Das Bundesverwaltungsgericht hat am 18.02.2021 zum Aktenzeichen 1 C 4.20 entschieden, dass von einem Ausländer, dem in einem Teil seines Herkunftslandes Verfolgung oder ein ernsthafter Schaden droht, in Bezug auf die materiellen Existenzbedingungen vernünftigerweise bereits dann erwartet werden kann, sich an einem für ihn erreichbaren sicheren Landesteil niederzulassen (Ort des internen Schutzes nach § 3e AsylG), wenn sein wirtschaftliches Existenzminimum dort ohne Verstoß gegen Art. 3 EMRK gewährleistet ist.
Aus der Pressemitteilung des BVerwG Nr. 13/2021 vom 18.02.2021 ergibt sich:
Dies gilt jedenfalls dann, wenn sich die allgemeinen Lebensverhältnisse im Herkunftsstaat auf einem niedrigen Niveau befinden. So hat das BVerwG am 18.02.2021 entschieden.
Der Kläger, ein nach eigenen Angaben 1996 geborener afghanischer Staatsangehöriger, stammt aus der Provinz Nangarhar. Sein im November 2015 gestellter Asylantrag und die nachfolgend erhobene Klage blieben ohne Erfolg. Der Verwaltungsgerichtshof hat die auf den subsidiären Schutz beschränkte Berufung zurückgewiesen, weil dem Kläger jedenfalls in den Städten Kabul, Herat und Mazar-e Sharif interner Schutz zur Verfügung stehe. Diese Städte könne er legal und sicher erreichen, auch drohe ihm dort weder Verfolgung noch die Gefahr eines ernsthaften Schadens. Die Niederlassung dort sei für ihn zumutbar und könne daher von ihm auch „vernünftigerweise erwartet“ werden.
Maßstab hierfür sei, dass dort ein die Gewährleistungen des Art. 3 EMRK bzw. Art. 4 GRC wahrendes Existenzminimum gewährleistet sei und auch keine anderweitige schwerwiegende Verletzung grundlegender Grund- oder Menschenrechte oder eine sonstige unerträgliche Härte drohe. Dies müsse mit hinreichender Wahrscheinlichkeit prognostiziert werden können; die Bundesrepublik Deutschland trage insoweit die materielle Beweislast.
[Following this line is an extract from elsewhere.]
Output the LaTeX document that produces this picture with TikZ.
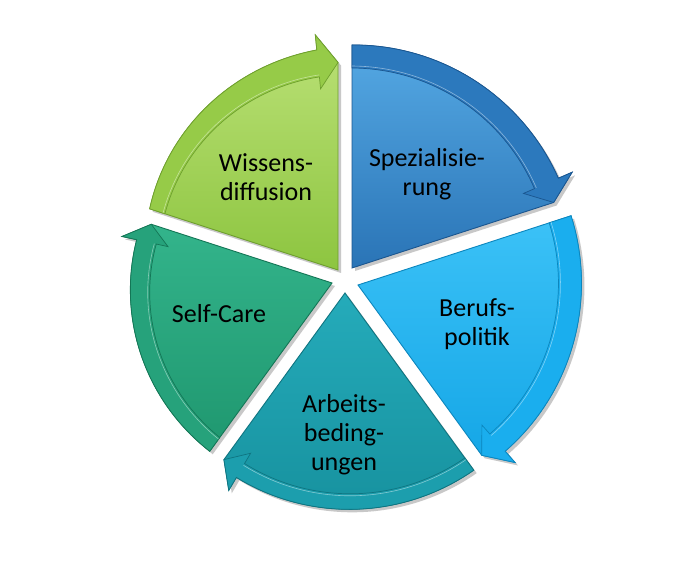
\documentclass[tikz,border=0pt]{standalone}
\usepackage{fontspec}
\setmainfont{Carlito}
\usetikzlibrary{shadows}
\definecolor{wTop}{HTML}{BBE177}\definecolor{wBot}{HTML}{8DC540}\definecolor{wBand}{HTML}{96CB48}\definecolor{wEdge}{HTML}{6E9F2E}
\definecolor{sTop}{HTML}{55A9E4}\definecolor{sBot}{HTML}{2A74B6}\definecolor{sBand}{HTML}{2C79BD}\definecolor{sEdge}{HTML}{1A5690}
\definecolor{bTop}{HTML}{3CC2F7}\definecolor{bBot}{HTML}{14A6E6}\definecolor{bBand}{HTML}{1AAEEE}\definecolor{bEdge}{HTML}{0C86BD}
\definecolor{aTop}{HTML}{25ABBA}\definecolor{aBot}{HTML}{17929F}\definecolor{aBand}{HTML}{1C9EAD}\definecolor{aEdge}{HTML}{0F7480}
\definecolor{cTop}{HTML}{33B48B}\definecolor{cBot}{HTML}{1F976F}\definecolor{cBand}{HTML}{26A27B}\definecolor{cEdge}{HTML}{147656}
\newcommand\pieseg[9]{%
  \pgfmathsetmacro\segAh{#4+5.5}%
  \pgfmathsetmacro\segRm{(#6+#8)/2}%
  \pgfmathsetmacro\segRob{#6+15}%
  \pgfmathsetmacro\segRib{#8-12}%
  \path[body#9] (#1,#2) -- ({#1+#5*cos(#3)},{#2+#5*sin(#3)})
    -- plot[domain=#3:\segAh, samples=40, variable=\t]
       ({#1+(#5+(#6-(#5))*(\t-(#3))/(\segAh-(#3)))*cos(\t)},{#2+(#5+(#6-(#5))*(\t-(#3))/(\segAh-(#3)))*sin(\t)})
    -- ({#1+\segRob*cos(\segAh)},{#2+\segRob*sin(\segAh)})
    -- ({#1+\segRm*cos(#4)},{#2+\segRm*sin(#4)}) -- cycle;
  \path[band#9] plot[domain=#3:\segAh, samples=40, variable=\t]
       ({#1+(#5+(#6-(#5))*(\t-(#3))/(\segAh-(#3)))*cos(\t)},{#2+(#5+(#6-(#5))*(\t-(#3))/(\segAh-(#3)))*sin(\t)})
    -- ({#1+\segRob*cos(\segAh)},{#2+\segRob*sin(\segAh)})
    -- ({#1+\segRm*cos(#4)},{#2+\segRm*sin(#4)})
    -- ({#1+\segRib*cos(\segAh)},{#2+\segRib*sin(\segAh)})
    -- plot[domain=\segAh:#3, samples=40, variable=\t]
       ({#1+(#7+(#8-(#7))*(\t-(#3))/(\segAh-(#3)))*cos(\t)},{#2+(#7+(#8-(#7))*(\t-(#3))/(\segAh-(#3)))*sin(\t)})
    -- cycle;
  \draw[white, opacity=0.45, line width=0.6pt] plot[domain=#3:\segAh, samples=40, variable=\t]
       ({#1+(#7+2+(#8-(#7))*(\t-(#3))/(\segAh-(#3)))*cos(\t)},{#2+(#7+2+(#8-(#7))*(\t-(#3))/(\segAh-(#3)))*sin(\t)});
}
\tikzset{
  segshadow/.style={drop shadow={shadow xshift=3pt, shadow yshift=-3pt, opacity=0.3, fill=black!70}},
  bodyW/.style={segshadow, top color=wTop, bottom color=wBot, draw=wEdge, line width=0.9pt},
  bandW/.style={fill=wBand, draw=wEdge, line width=0.7pt},
  bodyS/.style={segshadow, top color=sTop, bottom color=sBot, draw=sEdge, line width=0.9pt},
  bandS/.style={fill=sBand, draw=sEdge, line width=0.7pt},
  bodyB/.style={segshadow, top color=bTop, bottom color=bBot, draw=bEdge, line width=0.9pt},
  bandB/.style={fill=bBand, draw=bEdge, line width=0.7pt},
  bodyA/.style={segshadow, top color=aTop, bottom color=aBot, draw=aEdge, line width=0.9pt},
  bandA/.style={fill=aBand, draw=aEdge, line width=0.7pt},
  bodyC/.style={segshadow, top color=cTop, bottom color=cBot, draw=cEdge, line width=0.9pt},
  bandC/.style={fill=cBand, draw=cEdge, line width=0.7pt},
  lbl/.style={font=\fontsize{26}{29}\selectfont, align=center, text=black, inner sep=0pt}
}
\begin{document}
\begin{tikzpicture}[x=1pt,y=1pt]
  \fill[white] (0,0) rectangle (689,567);
  \useasboundingbox (0,0) rectangle (689,567);
  % Wissensdiffusion
  \pieseg{338}{297}{162}{90}{198}{221}{182}{194}{W}
  % Spezialisierung
  \pieseg{352}{299}{90}{18}{223}{225}{200}{199}{S}
  % Berufspolitik
  \pieseg{358}{282}{18}{-54}{224}{222}{201}{199}{B}
  % Arbeitsbedingungen
  \pieseg{345}{274}{-54}{-126}{219}{214}{204}{198}{A}
  % Self-Care
  \pieseg{332}{284}{234}{162}{208}{200}{191}{180}{C}
  \node[lbl] (wissen) at (266,389.5) {Wissens-\\diffusion};
  \node[lbl] (spez) at (427,392.5) {Spezialisie-\\rung};
  \node[lbl] (beruf) at (477,242.5) {Berufs-\\politik};
  \node[lbl] (arbeit) at (344,132.5) {Arbeits-\\beding-\\ungen};
  \node[lbl] (self) at (219,253) {Self-Care};
\end{tikzpicture}
\end{document}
Weitergehende Anforderungen an die Qualität der Lebensverhältnisse am Ort des internen Schutzes (z.B. ein auf Dauer gesichertes Leben zumindest etwas oberhalb des Existenzminimums) seien aus dem System des internationalen Schutzes nicht abzuleiten.
Der 1. Senat des Bundesverwaltungsgerichts hat den Maßstab des Berufungsgerichts bestätigt.
Ob eine Niederlassung in einem sicheren Landesteil bei umfassender Berücksichtigung aller Umstände des Einzelfalls zumutbar ist („vernünftigerweise erwartet werden kann„), erfordert neben der Abwesenheit einer begründeten Furcht vor Verfolgung oder einem ernsthaften Schaden oder einer anderweitigen schwerwiegenden Verletzung grundlegender Grund- oder Menschenrechte u.a., dass das wirtschaftliche Existenzminimum des Ausländers unter Berücksichtigung sowohl der allgemeinen Lebensverhältnisse am Ort des internen Schutzes als auch seiner persönlichen Umstände gewährleistet ist. Erforderlich, aber auch ausreichend hierfür ist die Sicherung der Existenz auf einem Mindestniveau, das eine Verletzung des Art. 3 EMRK vermeidet. Dies ergibt sich nicht zuletzt aus der Subsidiarität des externen internationalen Flüchtlingsschutzes gegenüber der internen Schutzgewähr im Herkunftsstaat, aus der Zielsetzung des internen Schutzes, Schutz vor flüchtlingsrechtlich relevanten Gefahren zu gewährleisten, sowie aus der Entstehungsgeschichte des § 3e AsylG und der durch diesen umgesetzten unionsrechtlichen Regelungen, die insoweit an die Rechtsprechung des Europäischen Gerichtshofs für Menschenrechte anknüpfen.
Für eine Vorlage an den Gerichtshof der Europäischen Union (EuGH) bestand hier keine Veranlassung. Soweit teilweise darauf abgestellt wird, dass der Ausländer am Ort des internen Schutzes ein „(relativ) normales Leben“ führen können muss, weist dies angesichts des allgemeinkundig niedrigen Niveaus der allgemeinen Lebensverhältnisse in Afghanistan in der vorliegenden Konstellation nicht auf eine entscheidungserhebliche, durch den EuGH klärungsbedürftige Maßstabsdifferenz.